>> start Exercise materials
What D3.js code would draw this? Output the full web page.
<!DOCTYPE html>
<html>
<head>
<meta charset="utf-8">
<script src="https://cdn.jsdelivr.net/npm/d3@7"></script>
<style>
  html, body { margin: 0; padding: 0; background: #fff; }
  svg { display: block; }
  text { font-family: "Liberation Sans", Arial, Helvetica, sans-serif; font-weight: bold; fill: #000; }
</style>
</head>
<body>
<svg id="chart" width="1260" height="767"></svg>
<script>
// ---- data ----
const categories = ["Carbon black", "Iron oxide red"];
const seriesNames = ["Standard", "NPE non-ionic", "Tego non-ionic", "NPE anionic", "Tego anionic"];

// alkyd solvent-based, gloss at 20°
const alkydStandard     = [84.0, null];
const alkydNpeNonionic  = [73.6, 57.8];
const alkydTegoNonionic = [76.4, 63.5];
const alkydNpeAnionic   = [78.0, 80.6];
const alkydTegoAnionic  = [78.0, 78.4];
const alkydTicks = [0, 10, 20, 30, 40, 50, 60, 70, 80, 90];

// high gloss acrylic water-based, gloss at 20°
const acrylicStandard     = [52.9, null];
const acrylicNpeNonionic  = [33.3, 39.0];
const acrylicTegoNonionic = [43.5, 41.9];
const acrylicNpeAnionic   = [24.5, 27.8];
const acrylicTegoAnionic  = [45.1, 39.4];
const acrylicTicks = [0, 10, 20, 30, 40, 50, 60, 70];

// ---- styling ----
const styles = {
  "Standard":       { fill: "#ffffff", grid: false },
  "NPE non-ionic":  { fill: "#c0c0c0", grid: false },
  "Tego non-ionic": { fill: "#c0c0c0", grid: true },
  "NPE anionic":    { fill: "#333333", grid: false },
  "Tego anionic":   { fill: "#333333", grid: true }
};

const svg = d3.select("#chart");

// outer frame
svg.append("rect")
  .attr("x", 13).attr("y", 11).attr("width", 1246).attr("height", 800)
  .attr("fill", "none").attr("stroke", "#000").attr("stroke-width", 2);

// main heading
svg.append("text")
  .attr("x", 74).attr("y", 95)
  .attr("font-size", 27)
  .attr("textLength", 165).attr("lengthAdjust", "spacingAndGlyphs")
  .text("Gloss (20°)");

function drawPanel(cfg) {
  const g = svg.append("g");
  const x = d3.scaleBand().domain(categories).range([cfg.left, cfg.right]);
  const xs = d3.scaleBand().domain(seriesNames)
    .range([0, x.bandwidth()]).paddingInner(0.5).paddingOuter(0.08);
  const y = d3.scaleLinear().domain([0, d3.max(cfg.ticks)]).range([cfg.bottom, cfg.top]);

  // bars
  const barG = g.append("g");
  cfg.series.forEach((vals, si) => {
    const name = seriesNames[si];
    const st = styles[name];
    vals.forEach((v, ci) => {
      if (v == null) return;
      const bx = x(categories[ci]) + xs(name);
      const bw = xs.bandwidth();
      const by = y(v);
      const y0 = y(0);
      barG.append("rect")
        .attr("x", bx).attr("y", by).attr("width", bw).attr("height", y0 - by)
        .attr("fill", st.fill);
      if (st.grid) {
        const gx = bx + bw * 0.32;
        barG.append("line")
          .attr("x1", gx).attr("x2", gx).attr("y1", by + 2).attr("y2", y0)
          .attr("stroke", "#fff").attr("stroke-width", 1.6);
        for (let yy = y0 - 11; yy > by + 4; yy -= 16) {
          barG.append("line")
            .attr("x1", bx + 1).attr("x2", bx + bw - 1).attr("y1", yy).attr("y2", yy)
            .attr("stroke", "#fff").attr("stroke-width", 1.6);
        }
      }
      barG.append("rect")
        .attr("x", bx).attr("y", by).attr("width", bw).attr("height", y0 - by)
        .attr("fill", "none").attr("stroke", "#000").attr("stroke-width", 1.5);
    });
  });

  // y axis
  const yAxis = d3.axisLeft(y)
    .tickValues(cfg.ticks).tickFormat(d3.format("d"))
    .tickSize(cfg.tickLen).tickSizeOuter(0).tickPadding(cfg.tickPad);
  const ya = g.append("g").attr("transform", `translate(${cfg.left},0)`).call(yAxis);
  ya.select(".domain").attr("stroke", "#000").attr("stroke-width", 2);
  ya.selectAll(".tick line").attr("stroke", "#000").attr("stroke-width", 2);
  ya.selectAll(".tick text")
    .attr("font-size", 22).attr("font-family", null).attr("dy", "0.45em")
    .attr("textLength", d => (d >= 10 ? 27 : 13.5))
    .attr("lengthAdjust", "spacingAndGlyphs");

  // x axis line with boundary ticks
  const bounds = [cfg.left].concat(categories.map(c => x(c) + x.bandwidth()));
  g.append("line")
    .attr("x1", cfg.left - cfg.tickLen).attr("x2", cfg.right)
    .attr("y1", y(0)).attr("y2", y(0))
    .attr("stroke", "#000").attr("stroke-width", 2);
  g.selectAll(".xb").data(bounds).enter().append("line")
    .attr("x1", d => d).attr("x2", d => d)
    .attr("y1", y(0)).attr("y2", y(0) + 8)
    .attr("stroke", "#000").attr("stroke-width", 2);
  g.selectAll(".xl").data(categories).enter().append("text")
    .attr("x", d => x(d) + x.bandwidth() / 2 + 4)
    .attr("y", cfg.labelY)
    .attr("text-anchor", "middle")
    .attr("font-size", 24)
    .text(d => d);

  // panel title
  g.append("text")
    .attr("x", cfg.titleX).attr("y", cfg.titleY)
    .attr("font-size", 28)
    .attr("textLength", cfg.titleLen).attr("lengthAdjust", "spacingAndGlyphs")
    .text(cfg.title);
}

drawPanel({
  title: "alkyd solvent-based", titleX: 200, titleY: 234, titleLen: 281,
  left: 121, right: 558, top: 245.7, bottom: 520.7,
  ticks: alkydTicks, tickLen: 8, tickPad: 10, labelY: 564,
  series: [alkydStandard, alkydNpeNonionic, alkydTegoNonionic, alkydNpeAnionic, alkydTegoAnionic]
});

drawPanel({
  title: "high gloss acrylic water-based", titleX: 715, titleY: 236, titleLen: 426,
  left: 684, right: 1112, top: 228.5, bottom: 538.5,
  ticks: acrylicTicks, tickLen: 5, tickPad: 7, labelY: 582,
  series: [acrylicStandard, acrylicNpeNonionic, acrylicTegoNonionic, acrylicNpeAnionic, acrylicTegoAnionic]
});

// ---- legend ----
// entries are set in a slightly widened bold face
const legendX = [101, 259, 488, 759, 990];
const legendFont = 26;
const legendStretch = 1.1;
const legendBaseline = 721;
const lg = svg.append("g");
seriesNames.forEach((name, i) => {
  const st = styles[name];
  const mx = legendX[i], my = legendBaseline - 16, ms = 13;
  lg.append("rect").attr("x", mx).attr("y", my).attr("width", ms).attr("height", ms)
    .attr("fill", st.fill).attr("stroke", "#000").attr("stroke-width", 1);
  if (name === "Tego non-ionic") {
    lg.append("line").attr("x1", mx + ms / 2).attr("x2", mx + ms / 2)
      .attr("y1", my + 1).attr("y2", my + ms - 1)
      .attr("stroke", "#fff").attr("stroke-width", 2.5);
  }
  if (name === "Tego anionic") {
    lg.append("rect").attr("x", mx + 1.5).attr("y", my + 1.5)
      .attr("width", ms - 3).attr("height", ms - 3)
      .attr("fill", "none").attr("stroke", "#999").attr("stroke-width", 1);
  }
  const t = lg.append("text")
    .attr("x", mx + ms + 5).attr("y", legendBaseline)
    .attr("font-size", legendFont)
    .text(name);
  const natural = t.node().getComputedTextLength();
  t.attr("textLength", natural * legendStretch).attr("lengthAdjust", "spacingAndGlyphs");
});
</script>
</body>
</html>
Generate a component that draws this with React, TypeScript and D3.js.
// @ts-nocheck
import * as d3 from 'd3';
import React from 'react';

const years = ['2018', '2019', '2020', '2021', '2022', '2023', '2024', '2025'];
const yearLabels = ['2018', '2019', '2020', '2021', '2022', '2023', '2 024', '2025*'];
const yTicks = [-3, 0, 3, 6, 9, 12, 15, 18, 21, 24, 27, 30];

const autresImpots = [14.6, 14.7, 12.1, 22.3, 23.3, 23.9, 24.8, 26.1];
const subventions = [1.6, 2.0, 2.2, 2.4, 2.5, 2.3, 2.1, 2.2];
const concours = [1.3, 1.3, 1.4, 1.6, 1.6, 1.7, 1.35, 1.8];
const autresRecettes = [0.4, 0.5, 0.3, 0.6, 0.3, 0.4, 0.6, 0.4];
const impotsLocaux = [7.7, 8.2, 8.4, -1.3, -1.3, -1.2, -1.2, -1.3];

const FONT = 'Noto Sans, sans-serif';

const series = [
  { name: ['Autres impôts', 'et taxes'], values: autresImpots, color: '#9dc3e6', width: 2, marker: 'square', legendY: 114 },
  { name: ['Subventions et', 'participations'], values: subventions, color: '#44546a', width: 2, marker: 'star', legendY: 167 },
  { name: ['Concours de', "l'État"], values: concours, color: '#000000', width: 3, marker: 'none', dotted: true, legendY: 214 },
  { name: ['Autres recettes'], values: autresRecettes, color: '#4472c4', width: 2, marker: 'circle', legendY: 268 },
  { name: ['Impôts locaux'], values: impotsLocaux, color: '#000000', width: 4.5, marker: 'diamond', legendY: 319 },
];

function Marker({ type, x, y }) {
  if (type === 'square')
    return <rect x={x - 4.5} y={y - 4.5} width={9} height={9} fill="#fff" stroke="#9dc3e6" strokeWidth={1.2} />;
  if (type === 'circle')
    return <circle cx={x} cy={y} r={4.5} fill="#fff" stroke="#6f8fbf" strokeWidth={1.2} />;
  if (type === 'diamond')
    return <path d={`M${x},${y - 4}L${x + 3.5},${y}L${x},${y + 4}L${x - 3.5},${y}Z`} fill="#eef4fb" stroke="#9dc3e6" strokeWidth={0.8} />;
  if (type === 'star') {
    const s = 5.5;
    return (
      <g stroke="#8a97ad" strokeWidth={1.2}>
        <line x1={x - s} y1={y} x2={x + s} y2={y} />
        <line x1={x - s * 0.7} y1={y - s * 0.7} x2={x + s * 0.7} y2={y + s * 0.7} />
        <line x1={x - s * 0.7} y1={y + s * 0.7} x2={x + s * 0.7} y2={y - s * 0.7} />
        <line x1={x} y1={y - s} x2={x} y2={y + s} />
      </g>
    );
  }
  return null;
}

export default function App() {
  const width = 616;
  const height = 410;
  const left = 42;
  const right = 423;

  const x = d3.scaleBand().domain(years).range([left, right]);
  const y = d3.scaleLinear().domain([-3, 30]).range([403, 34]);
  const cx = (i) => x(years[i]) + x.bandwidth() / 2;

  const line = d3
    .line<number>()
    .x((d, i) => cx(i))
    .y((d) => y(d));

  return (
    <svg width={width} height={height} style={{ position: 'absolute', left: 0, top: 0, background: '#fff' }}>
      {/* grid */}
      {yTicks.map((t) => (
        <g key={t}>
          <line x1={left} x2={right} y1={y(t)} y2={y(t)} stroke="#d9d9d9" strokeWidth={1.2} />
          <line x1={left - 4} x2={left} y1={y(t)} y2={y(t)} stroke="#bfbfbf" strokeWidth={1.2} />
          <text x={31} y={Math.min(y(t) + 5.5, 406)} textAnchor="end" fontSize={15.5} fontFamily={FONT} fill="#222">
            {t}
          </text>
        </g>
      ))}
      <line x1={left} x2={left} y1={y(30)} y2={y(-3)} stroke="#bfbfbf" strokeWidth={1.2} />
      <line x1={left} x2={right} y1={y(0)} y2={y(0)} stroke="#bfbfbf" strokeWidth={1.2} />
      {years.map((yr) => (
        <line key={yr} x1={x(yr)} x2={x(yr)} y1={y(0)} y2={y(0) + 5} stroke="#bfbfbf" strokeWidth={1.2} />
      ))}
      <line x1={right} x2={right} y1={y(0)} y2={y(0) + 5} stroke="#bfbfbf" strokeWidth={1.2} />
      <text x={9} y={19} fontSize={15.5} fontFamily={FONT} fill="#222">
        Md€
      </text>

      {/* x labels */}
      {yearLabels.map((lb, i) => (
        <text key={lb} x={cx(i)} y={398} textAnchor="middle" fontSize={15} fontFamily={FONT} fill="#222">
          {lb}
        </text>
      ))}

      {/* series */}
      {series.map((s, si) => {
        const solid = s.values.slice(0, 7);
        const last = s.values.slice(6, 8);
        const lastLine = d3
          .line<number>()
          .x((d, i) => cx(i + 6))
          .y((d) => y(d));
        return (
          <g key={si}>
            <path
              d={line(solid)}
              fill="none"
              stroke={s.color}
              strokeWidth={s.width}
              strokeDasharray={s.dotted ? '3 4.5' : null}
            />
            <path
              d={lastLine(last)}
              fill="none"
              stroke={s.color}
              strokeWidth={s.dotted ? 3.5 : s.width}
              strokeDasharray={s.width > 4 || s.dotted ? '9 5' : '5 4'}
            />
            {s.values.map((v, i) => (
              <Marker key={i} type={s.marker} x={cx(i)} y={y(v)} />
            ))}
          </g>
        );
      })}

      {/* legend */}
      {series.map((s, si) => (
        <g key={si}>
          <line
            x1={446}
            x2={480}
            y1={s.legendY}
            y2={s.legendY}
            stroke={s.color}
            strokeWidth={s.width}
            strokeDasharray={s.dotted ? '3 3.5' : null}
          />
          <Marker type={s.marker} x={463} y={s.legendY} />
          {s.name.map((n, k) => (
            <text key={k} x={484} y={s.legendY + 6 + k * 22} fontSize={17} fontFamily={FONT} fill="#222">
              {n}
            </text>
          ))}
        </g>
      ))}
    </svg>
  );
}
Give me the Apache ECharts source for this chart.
>> end Exercise materials
Directive:
Using the entries shown above, reproduce verbatim the lines from the line bearing "Generate a component" to the line bearing "const FONT = 'Noto Sans, sans-serif';", inclusive.

Solution to the problem:
Generate a component that draws this with React, TypeScript and D3.js.
// @ts-nocheck
import * as d3 from 'd3';
import React from 'react';

const years = ['2018', '2019', '2020', '2021', '2022', '2023', '2024', '2025'];
const yearLabels = ['2018', '2019', '2020', '2021', '2022', '2023', '2 024', '2025*'];
const yTicks = [-3, 0, 3, 6, 9, 12, 15, 18, 21, 24, 27, 30];

const autresImpots = [14.6, 14.7, 12.1, 22.3, 23.3, 23.9, 24.8, 26.1];
const subventions = [1.6, 2.0, 2.2, 2.4, 2.5, 2.3, 2.1, 2.2];
const concours = [1.3, 1.3, 1.4, 1.6, 1.6, 1.7, 1.35, 1.8];
const autresRecettes = [0.4, 0.5, 0.3, 0.6, 0.3, 0.4, 0.6, 0.4];
const impotsLocaux = [7.7, 8.2, 8.4, -1.3, -1.3, -1.2, -1.2, -1.3];

const FONT = 'Noto Sans, sans-serif';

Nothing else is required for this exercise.